■ Increases ionic conductivity tenfold, enabling operation at room temperature and ensuring high-speed charging performance and fire safety
■ Achieved through joint research with research team of the late Professor John B. Goodenough, a Nobel laureate in Chemistry
SK On has succeeded in co-developing a polymer electrolyte for lithium metal batteries that can operate at room temperature. This achievement was made through the company’s collaboration with a research team led by the late Professor John B. Goodenough from the University of Texas. It is expected to contribute significantly to improving solid-state battery performance and accelerate the development of all-solid-state batteries.
On June 16 (KST), SK On announced that it has successfully developed a novel polymer electrolyte, the “SIPE (single-ion conducting polymer electrolyte),” together with with Professor Hadi Khani, a Research Assistant Professor who worked in John B. Goodenough group.
Professor Goodenough is a pioneer in battery technology who doubled the capacity of lithium-ion batteries. In 2019, he was awarded the Nobel Prize in Chemistry at the age of 97, setting the record as the oldest Nobel laureate. Since 2020, he had been working with SK On on the joint development of “solid electrolytes” for lithium metal batteries until his passing in June last year, after which Professor Khani took over the research team.
The research has been published in the prestigious Journal of Electrochemical Society.
Polymer electrolytes are considered as the next-generation solid battery materials with low cost and easy manufacturing. However, they have lower ionic conductivity compared to oxide and sulfide-based electrolytes, which means they typically operate only at high temperatures of 70-80°C. Overcoming this limitation is one of the key challenges in the field.
SIPE solved this issue by improving ionic conductivity* and lithium-ion transference number**. Compared to existing polymer electrolytes, SIPE has increased room temperature ionic conductivity by approximately ten times (1.1×10-4S/cm) and the lithium-ion transference number from 0.2 to 0.92, nearly a fivefold increase. These improvements enable operation at room temperature.
(*)Ionic conductivity: a measure of a material’s tendency to conduct ions; higher values indicate easier ion movement within the electrolyte
(**)Transference number: the proportion of current carried by a particular ion; a higher lithium-ion transference number means more lithium cations are moving
Higher ionic conductivity and lithium-ion transference number enhance battery output and charging performance.
Experimental results showed that batteries applied with SIPE maintain 77% of their discharge capacity during high-rate charging and discharging (2C***) compared to low-rate charging and discharging (0.1C). Solid electrolytes generally suffer from significant capacity loss during high-rate charging due to low ionic conductivity, but SIPE minimizes this issue.

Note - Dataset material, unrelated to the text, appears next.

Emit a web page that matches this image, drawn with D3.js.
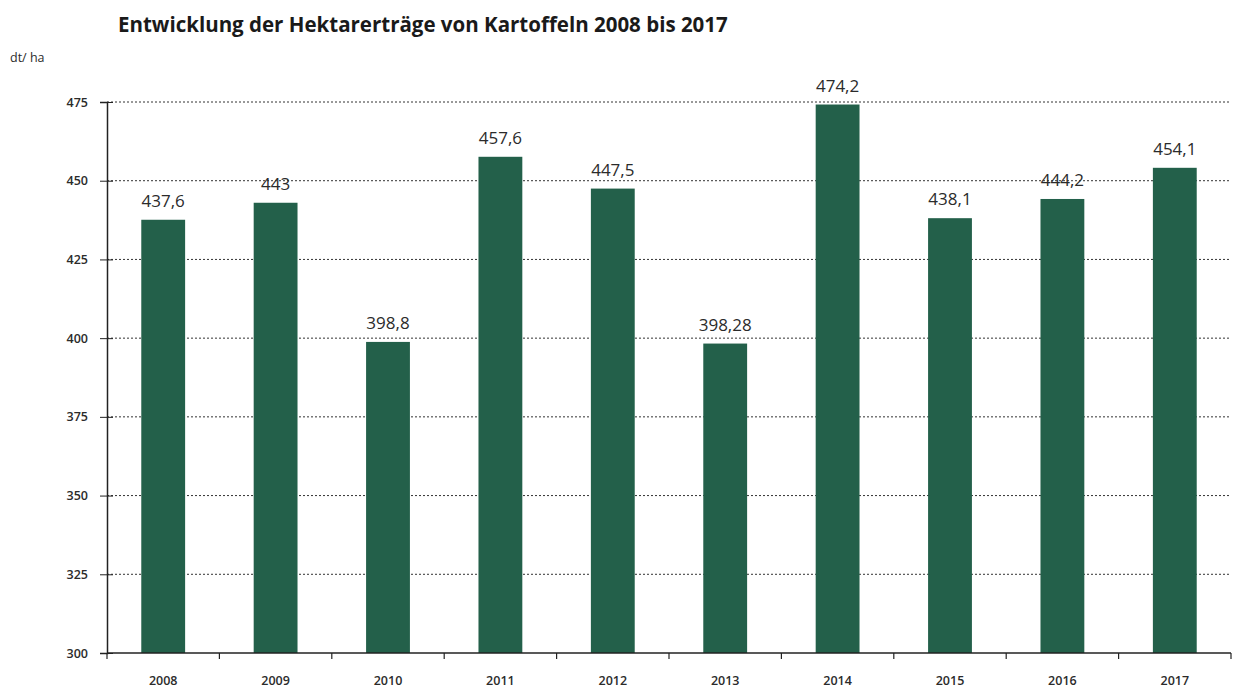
<!DOCTYPE html>
<html>
<head>
  <script src="https://d3js.org/d3.v7.min.js"></script>
  <style>
    body { margin: 0; background: #fff; }
    text { font-family: "Open Sans", "Noto Sans", sans-serif; fill: #2b2b2b; }
  </style>
</head>
<body>
<svg id="chart" width="1237" height="688"></svg>
<script>
const years = ["2008", "2009", "2010", "2011", "2012", "2013", "2014", "2015", "2016", "2017"];
const yields = [437.6, 443, 398.8, 457.6, 447.5, 398.28, 474.2, 438.1, 444.2, 454.1];
const yTicks = [300, 325, 350, 375, 400, 425, 450, 475];

const svg = d3.select("#chart");
const plotLeft = 107, plotRight = 1231, plotTop = 102, plotBottom = 653;

const x = d3.scaleBand().domain(years).range([plotLeft, plotRight]).paddingInner(0.61).paddingOuter(0.305);
const y = d3.scaleLinear().domain([300, 475]).range([plotBottom, plotTop]);

// title and unit
svg.append("text").attr("x", 118).attr("y", 32)
  .style("font-size", "20.5px").style("font-weight", "bold").style("fill", "#1a1a1a")
  .text("Entwicklung der Hektarerträge von Kartoffeln 2008 bis 2017");
svg.append("text").attr("x", 10).attr("y", 62)
  .style("font-size", "12.5px").text("dt/ ha");

// gridlines (dashed)
svg.append("g").selectAll("line")
  .data(yTicks.filter(d => d > 300))
  .enter().append("line")
  .attr("x1", plotLeft).attr("x2", plotRight)
  .attr("y1", d => y(d)).attr("y2", d => y(d))
  .attr("stroke", "#333").attr("stroke-width", 1).attr("stroke-dasharray", "2,2");

// bars
svg.append("g").selectAll("rect")
  .data(years)
  .enter().append("rect")
  .attr("x", d => x(d))
  .attr("width", x.bandwidth())
  .attr("y", (d, i) => y(yields[i]))
  .attr("height", (d, i) => plotBottom - y(yields[i]))
  .attr("fill", "#23604a");

// value labels
svg.append("g").selectAll("text")
  .data(years)
  .enter().append("text")
  .attr("x", d => x(d) + x.bandwidth() / 2)
  .attr("y", (d, i) => y(yields[i]) - 13)
  .attr("text-anchor", "middle")
  .style("font-size", "17px")
  .text((d, i) => String(yields[i]).replace(".", ","));

// y axis
const yAxis = d3.axisLeft(y).tickValues(yTicks).tickSize(7).tickPadding(12);
const yg = svg.append("g").attr("transform", `translate(${plotLeft},0)`).call(yAxis);
yg.select(".domain").attr("stroke", "#222").attr("stroke-width", 1.5);
yg.selectAll(".tick line").attr("stroke", "#222").attr("x2", 6).attr("x1", -7);
yg.selectAll(".tick text").style("font-size", "12.5px").style("font-weight", "600")
  .style("font-family", "'Open Sans', sans-serif").attr("fill", "#2b2b2b");

// x axis with boundary ticks
const xg = svg.append("g").attr("transform", `translate(0,${plotBottom})`);
xg.append("line").attr("x1", plotLeft).attr("x2", plotRight).attr("y1", 0).attr("y2", 0)
  .attr("stroke", "#222").attr("stroke-width", 1.5);
xg.selectAll(".bt")
  .data(d3.range(years.length + 1))
  .enter().append("line")
  .attr("x1", i => plotLeft + i * (plotRight - plotLeft) / years.length)
  .attr("x2", i => plotLeft + i * (plotRight - plotLeft) / years.length)
  .attr("y1", 0).attr("y2", 6)
  .attr("stroke", "#222").attr("stroke-width", 1.2);
xg.selectAll(".lbl")
  .data(years)
  .enter().append("text")
  .attr("x", d => x(d) + x.bandwidth() / 2)
  .attr("y", 32)
  .attr("text-anchor", "middle")
  .style("font-size", "12.5px").style("font-weight", "600")
  .text(d => d);
</script>
</body>
</html>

(***)C-rate (charging and discharging rate): a unit that indicates the speed of charging and discharging; a 1C rate during charging means the battery charges to 100% capacity in one hour
It is noteworthy that the stability of the solid electrolyte interphase (SEI) has been improved to suppress dendrite**** formation. Lithium metal batteries can significantly increase energy density by using metal lithium instead of graphite as the cathode. However, resolving the persistent dendrite issue is essential for commercialization.
(****)Dendrite: tree-like crystalline structures that accumulate on the cathode surface during the charging and discharging process when lithium ions move between the anode and cathode; these structures are one of the causes of reduced battery lifespan and safety
Additionally, SIPE has high mechanical durability, making mass production possible. It also has excellent thermal stability, withstanding temperatures above 250°C. When applied to next-generation hybrid solid batteries, it is expected to improve charging speed and low-temperature performance.
“Based on the results of this research, we expect to accelerate the development of solid-state batteries applying polymer electrolytes,” said Kim Tae-kyung, Head of SK On’s Next Generation Battery R&D Office. He added, “SK On will seize growth opportunities in the next-generation battery field by leveraging our competitive edge in new material technologies.”
Meanwhile, SK On is developing two types of all-solid-state batteries: polymer-oxide composites and sulfide-based batteries. The goal is to produce pilot prototypes in 2025 and 2026, respectively, and commercial prototypes in 2028 and 2029. The sulfide-based next-generation battery pilot plant, currently under construction at the company’s Battery Research Institute in Daejeon, South Korea, is expected to be completed in the second half of next year.